Entries with chart source code:
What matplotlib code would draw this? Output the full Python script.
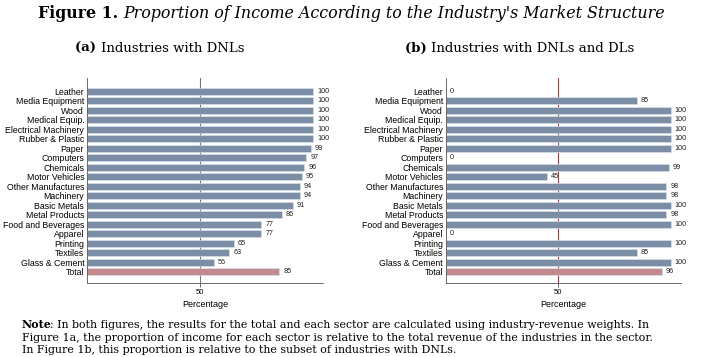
import matplotlib.pyplot as plt
import numpy as np

# data
sectors = ['Leather', 'Media Equipment', 'Wood', 'Medical Equip.', 'Electrical Machinery',
           'Rubber & Plastic', 'Paper', 'Computers', 'Chemicals', 'Motor Vehicles',
           'Other Manufactures', 'Machinery', 'Basic Metals', 'Metal Products',
           'Food and Beverages', 'Apparel', 'Printing', 'Textiles', 'Glass & Cement', 'Total']
share_dnl = [100, 100, 100, 100, 100, 100, 99, 97, 96, 95, 94, 94, 91, 86, 77, 77, 65, 63, 56, 85]
share_dnl_dl = [0, 85, 100, 100, 100, 100, 100, 0, 99, 45, 98, 98, 100, 98, 100, 0, 100, 85, 100, 96]
panel_titles = ['Industries with DNLs', 'Industries with DNLs and DLs']
panel_tags = ['(a)', '(b)']

bar_col = '#7b8ea6'
total_col = '#c28a8f'
sans = ['Liberation Sans', 'DejaVu Sans']
serif = ['DejaVu Serif']

fig = plt.figure(figsize=(7.01, 3.57), dpi=100)

def panel(rect, vals, ref_col):
    ax = fig.add_axes(rect)
    y = np.arange(len(sectors))
    cols = [bar_col] * (len(sectors) - 1) + [total_col]
    ax.barh(y, vals, height=0.72, color=cols, edgecolor='#dbe6ef', linewidth=0.4)
    for yi, v in zip(y, vals):
        ax.text(v + 1.8, yi, str(v), va='center', ha='left', fontsize=5.2, family=sans, color='#222222')
    ax.axvline(50, color=ref_col, lw=0.8, zorder=0)
    ax.set_xlim(0, 104.4)
    ax.set_ylim(len(sectors) - 1 + 1.2, -1.41)
    ax.set_yticks(y)
    ax.set_yticklabels(sectors, fontsize=6.3, family=sans)
    ax.tick_params(axis='y', length=0, pad=2)
    ax.set_xticks([50])
    ax.set_xticklabels(['50'], fontsize=5.5, family=sans)
    ax.tick_params(axis='x', length=3, width=0.6, color='#555555', pad=1.5)
    ax.set_xlabel('Percentage', fontsize=6.5, family=sans, labelpad=3)
    for s in ['top', 'right']:
        ax.spines[s].set_visible(False)
    for s in ['left', 'bottom']:
        ax.spines[s].set_linewidth(0.6)
        ax.spines[s].set_color('#555555')
    return ax

panel([0.124, 0.2073, 0.337, 0.5742], share_dnl, '#777777')
panel([0.636, 0.2073, 0.335, 0.5742], share_dnl_dl, '#a83a3a')

fig.canvas.draw()
r = fig.canvas.get_renderer()

def run(x0, ypx, parts, size, x_end=None, gap=0.0):
    # parts: list of (string, weight, style); placed one after another
    texts = []
    x = x0
    for s, w, st in parts:
        t = fig.text(x / 701, 1 - ypx / 357, s, fontsize=size, fontweight=w, style=st,
                     family=serif, va='center', ha='left')
        texts.append(t)
        x = t.get_window_extent(r).x1 + gap
    if x_end is not None:
        k = (x_end - x0) / (x - x0)
        for t in texts:
            t.remove()
        return run(x0, ypx, parts, size * k, gap=gap)
    return texts

# main title: bold label followed by italic text
run(38, 14, [('Figure 1. ', 'bold', 'normal'),
             ("Proportion of Income According to the Industry's Market Structure", 'normal', 'italic')],
    11.5, x_end=667)

# panel subtitles
run(75, 48, [('(a) ', 'bold', 'normal'), (panel_titles[0], 'normal', 'normal')], 10, x_end=245)
run(405, 48, [('(b) ', 'bold', 'normal'), (panel_titles[1], 'normal', 'normal')], 10, x_end=635)

# note under the figure
note_lines = [
    ': In both figures, the results for the total and each sector are calculated using industry-revenue weights. In',
    'Figure 1a, the proportion of income for each sector is relative to the total revenue of the industries in the sector.',
    'In Figure 1b, this proportion is relative to the subset of industries with DNLs.',
]
t2 = run(22, 338, [(note_lines[1], 'normal', 'normal')], 8, x_end=655)
nsize = t2[0].get_fontsize()
run(22, 325, [('Note', 'bold', 'normal'), (note_lines[0], 'normal', 'normal')], nsize, gap=-2)
run(22, 350, [(note_lines[2], 'normal', 'normal')], nsize)

fig.savefig('out.png', dpi=100)
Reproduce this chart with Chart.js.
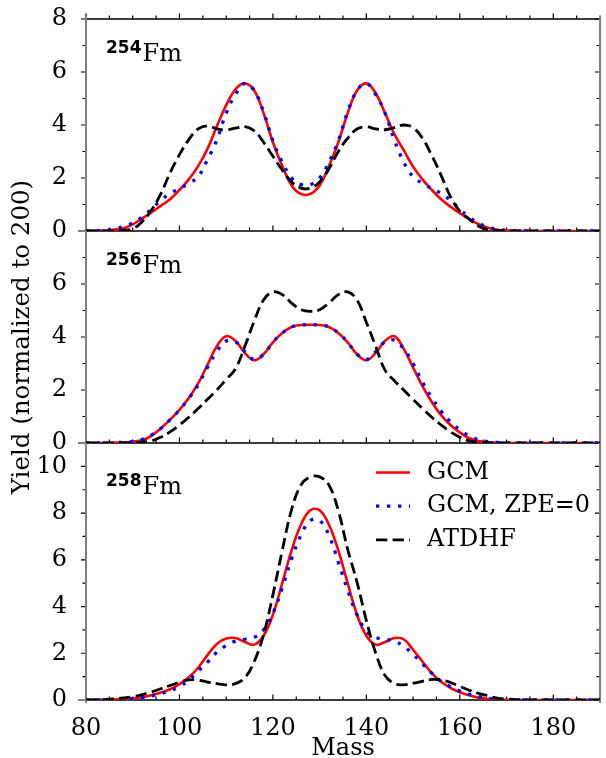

*Stated goal*.
Go back to the entries above and restate word for word every line from the first through the one that contains "fig = plt.figure(figsize=(7.01, 3.57), dpi=100)", leaving the pictures behind.

*Output of the task*.
What matplotlib code would draw this? Output the full Python script.
import matplotlib.pyplot as plt
import numpy as np

# data
sectors = ['Leather', 'Media Equipment', 'Wood', 'Medical Equip.', 'Electrical Machinery',
           'Rubber & Plastic', 'Paper', 'Computers', 'Chemicals', 'Motor Vehicles',
           'Other Manufactures', 'Machinery', 'Basic Metals', 'Metal Products',
           'Food and Beverages', 'Apparel', 'Printing', 'Textiles', 'Glass & Cement', 'Total']
share_dnl = [100, 100, 100, 100, 100, 100, 99, 97, 96, 95, 94, 94, 91, 86, 77, 77, 65, 63, 56, 85]
share_dnl_dl = [0, 85, 100, 100, 100, 100, 100, 0, 99, 45, 98, 98, 100, 98, 100, 0, 100, 85, 100, 96]
panel_titles = ['Industries with DNLs', 'Industries with DNLs and DLs']
panel_tags = ['(a)', '(b)']

bar_col = '#7b8ea6'
total_col = '#c28a8f'
sans = ['Liberation Sans', 'DejaVu Sans']
serif = ['DejaVu Serif']

fig = plt.figure(figsize=(7.01, 3.57), dpi=100)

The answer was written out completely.